[Rows from a dataset of charts and code]
○ ○ ○ ○ ○
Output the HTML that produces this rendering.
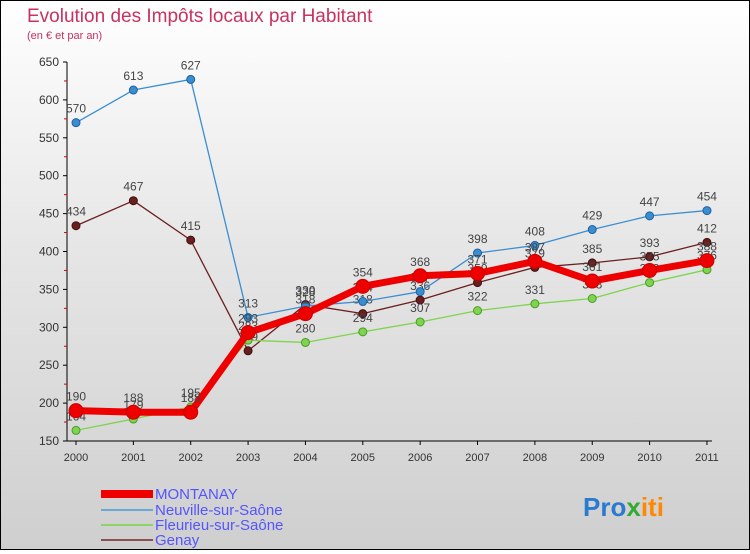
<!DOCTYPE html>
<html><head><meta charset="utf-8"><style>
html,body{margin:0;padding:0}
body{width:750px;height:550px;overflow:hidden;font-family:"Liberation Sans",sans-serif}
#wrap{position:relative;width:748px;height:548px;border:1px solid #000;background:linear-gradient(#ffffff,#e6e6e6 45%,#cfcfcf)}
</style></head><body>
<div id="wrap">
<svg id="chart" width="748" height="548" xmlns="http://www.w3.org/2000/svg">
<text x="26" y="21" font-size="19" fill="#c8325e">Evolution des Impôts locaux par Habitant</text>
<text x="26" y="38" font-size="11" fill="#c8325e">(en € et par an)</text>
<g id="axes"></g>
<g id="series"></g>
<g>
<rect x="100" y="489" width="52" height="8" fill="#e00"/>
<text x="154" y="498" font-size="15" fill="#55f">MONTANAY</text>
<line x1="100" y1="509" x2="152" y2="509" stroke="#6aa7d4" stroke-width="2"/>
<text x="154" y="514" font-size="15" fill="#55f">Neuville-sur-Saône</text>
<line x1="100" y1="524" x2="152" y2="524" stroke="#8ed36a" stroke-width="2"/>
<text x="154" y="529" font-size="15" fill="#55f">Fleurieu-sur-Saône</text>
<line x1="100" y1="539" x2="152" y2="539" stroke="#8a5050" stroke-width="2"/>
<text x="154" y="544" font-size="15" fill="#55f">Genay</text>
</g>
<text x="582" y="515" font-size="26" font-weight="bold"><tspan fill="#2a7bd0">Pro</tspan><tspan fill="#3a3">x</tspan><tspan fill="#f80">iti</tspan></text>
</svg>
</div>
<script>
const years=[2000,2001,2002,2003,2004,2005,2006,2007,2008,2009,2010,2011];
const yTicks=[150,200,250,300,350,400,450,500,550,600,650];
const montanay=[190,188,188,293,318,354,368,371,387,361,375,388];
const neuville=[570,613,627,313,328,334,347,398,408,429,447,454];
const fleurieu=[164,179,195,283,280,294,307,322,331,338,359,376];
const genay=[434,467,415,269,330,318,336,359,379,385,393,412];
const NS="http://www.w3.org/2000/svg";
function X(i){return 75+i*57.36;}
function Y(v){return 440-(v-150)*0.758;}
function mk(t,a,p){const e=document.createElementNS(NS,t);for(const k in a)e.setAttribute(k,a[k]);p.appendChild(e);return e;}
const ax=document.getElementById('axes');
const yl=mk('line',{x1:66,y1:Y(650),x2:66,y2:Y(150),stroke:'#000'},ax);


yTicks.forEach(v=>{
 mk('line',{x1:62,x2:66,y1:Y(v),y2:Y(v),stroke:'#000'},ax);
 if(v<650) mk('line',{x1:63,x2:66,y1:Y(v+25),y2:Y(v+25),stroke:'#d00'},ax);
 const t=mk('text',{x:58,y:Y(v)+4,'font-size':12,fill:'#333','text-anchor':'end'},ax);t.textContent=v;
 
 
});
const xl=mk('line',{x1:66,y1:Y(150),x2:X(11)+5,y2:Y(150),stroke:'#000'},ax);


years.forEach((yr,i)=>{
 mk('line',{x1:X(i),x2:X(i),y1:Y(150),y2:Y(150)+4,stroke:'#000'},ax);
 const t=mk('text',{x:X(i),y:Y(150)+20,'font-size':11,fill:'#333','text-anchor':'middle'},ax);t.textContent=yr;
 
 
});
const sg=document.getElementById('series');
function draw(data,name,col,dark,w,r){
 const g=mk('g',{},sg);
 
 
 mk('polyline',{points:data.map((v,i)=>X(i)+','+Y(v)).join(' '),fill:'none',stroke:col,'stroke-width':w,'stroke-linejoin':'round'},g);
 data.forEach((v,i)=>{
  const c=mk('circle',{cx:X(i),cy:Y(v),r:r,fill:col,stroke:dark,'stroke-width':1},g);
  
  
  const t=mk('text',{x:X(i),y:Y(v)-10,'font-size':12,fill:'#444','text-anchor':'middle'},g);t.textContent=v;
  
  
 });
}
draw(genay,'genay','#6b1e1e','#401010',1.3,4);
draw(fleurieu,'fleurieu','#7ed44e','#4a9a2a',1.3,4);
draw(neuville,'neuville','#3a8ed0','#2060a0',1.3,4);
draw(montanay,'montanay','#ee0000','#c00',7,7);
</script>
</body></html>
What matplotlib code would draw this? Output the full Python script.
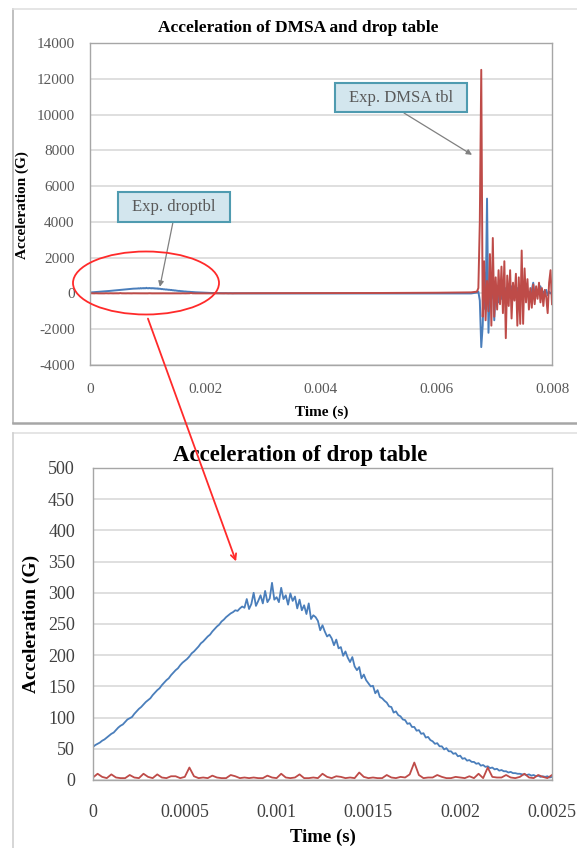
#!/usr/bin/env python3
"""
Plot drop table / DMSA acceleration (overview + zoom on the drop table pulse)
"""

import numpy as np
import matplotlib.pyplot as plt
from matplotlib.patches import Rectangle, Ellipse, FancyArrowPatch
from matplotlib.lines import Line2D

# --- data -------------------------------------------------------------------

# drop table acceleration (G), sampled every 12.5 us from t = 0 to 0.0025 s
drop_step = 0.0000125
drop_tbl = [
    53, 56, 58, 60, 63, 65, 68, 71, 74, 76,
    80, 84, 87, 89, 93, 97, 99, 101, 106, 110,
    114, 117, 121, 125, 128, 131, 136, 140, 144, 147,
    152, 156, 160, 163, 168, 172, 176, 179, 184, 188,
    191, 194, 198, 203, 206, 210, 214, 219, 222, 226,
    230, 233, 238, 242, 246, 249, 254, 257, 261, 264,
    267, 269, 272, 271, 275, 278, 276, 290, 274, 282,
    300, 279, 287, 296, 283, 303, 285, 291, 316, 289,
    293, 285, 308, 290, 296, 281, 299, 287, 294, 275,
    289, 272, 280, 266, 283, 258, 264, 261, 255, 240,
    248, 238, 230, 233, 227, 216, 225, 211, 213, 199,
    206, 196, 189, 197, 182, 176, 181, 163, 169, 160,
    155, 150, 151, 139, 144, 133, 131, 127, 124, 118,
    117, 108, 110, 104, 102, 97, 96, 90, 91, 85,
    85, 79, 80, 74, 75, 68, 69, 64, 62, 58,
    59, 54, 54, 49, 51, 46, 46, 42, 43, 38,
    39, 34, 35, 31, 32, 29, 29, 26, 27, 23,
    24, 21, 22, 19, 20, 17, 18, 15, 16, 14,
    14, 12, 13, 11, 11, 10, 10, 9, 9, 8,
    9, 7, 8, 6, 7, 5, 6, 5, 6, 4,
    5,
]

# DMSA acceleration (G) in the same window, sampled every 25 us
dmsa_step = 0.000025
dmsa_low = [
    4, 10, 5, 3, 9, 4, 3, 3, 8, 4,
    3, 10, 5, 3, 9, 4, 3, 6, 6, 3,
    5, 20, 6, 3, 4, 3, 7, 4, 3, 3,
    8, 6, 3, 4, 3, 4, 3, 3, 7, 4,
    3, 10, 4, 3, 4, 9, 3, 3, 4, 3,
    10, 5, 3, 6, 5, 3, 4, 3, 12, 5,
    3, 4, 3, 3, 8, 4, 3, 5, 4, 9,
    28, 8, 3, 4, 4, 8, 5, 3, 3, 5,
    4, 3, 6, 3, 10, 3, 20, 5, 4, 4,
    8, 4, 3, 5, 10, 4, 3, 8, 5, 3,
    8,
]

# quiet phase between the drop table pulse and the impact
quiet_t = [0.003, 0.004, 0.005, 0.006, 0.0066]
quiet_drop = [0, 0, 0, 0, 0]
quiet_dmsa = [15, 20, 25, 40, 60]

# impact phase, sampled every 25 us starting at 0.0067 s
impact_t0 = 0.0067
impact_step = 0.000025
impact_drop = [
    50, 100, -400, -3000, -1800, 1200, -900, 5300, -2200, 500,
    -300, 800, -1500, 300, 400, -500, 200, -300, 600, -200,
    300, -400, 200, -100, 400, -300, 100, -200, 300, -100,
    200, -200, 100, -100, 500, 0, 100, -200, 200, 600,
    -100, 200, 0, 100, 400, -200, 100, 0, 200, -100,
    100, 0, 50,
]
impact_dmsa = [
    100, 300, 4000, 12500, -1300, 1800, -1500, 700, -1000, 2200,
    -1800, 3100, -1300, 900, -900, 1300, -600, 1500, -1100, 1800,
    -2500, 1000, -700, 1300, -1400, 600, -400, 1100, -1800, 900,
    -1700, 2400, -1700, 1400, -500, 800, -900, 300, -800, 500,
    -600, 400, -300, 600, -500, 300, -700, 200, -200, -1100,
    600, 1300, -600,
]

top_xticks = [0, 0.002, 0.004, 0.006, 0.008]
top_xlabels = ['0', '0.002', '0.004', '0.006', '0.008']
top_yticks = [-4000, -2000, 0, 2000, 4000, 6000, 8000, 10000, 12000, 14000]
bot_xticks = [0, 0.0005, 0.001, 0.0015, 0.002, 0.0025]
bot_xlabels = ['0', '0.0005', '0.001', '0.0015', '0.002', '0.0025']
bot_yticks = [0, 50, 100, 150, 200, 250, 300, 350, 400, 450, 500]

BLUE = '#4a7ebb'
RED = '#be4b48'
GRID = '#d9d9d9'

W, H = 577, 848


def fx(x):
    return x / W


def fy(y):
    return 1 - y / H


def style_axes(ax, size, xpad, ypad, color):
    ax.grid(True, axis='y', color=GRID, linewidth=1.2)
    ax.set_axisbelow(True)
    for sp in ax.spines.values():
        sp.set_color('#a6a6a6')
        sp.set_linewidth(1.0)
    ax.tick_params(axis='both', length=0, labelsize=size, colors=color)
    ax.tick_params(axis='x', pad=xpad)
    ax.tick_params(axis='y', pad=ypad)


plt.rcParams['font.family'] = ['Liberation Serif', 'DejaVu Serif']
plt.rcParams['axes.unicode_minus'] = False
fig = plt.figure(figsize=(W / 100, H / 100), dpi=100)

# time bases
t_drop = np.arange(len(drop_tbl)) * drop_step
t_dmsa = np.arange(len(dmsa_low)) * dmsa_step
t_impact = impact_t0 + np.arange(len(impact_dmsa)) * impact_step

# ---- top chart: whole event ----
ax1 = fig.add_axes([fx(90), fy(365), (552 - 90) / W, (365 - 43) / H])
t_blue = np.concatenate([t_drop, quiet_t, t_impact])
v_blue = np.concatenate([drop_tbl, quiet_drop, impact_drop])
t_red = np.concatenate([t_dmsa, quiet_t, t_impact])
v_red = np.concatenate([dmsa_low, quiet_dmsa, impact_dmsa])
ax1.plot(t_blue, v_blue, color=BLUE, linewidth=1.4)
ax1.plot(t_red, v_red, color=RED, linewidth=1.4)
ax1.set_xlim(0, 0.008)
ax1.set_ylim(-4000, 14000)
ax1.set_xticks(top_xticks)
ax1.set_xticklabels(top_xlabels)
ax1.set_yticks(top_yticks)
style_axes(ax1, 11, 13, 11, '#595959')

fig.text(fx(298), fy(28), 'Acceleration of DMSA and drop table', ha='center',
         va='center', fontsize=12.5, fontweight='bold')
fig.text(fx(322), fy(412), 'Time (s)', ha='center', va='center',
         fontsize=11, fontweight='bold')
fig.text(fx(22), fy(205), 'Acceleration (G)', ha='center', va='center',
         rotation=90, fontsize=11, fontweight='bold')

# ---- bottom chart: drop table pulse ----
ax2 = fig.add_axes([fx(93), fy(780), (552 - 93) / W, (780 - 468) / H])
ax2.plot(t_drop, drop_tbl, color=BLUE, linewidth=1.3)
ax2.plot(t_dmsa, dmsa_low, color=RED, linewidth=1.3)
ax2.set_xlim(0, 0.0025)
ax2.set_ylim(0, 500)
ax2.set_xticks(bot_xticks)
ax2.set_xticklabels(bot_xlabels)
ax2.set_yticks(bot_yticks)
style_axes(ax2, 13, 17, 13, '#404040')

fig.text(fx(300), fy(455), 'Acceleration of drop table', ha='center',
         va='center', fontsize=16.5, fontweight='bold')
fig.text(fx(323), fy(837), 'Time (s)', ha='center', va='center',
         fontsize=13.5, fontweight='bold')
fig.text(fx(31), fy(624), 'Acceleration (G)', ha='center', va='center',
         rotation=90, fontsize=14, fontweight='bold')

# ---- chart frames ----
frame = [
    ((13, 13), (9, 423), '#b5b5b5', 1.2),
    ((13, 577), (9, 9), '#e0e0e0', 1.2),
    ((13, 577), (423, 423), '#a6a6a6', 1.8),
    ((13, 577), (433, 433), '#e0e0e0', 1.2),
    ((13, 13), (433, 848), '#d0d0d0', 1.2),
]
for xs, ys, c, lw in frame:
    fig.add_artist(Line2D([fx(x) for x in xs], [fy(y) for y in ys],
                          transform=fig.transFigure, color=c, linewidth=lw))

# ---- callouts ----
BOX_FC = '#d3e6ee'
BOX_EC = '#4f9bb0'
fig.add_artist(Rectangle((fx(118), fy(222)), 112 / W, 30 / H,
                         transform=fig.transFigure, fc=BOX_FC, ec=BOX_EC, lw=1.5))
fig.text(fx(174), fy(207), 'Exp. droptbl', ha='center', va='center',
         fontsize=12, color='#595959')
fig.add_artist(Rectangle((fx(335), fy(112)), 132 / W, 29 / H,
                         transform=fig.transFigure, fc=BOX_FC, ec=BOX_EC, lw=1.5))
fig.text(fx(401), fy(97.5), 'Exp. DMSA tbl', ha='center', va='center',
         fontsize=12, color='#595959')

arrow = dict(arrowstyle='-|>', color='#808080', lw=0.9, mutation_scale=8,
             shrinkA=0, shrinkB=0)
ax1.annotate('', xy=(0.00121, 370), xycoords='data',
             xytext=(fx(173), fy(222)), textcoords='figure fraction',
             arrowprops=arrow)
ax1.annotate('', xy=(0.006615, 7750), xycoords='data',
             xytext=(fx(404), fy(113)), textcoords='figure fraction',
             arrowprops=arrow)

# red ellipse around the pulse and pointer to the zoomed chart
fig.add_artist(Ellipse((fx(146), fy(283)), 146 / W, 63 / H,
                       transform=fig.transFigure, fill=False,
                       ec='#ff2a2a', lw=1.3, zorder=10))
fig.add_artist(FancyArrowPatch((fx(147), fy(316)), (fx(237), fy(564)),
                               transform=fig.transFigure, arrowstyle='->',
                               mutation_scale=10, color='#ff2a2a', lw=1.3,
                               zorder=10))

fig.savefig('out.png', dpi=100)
○ ○ ○ ○ ○
- [Task brief] Pull out each line of the entries that contains "this".

- [Finished answer]
Output the HTML that produces this rendering.
What matplotlib code would draw this? Output the full Python script.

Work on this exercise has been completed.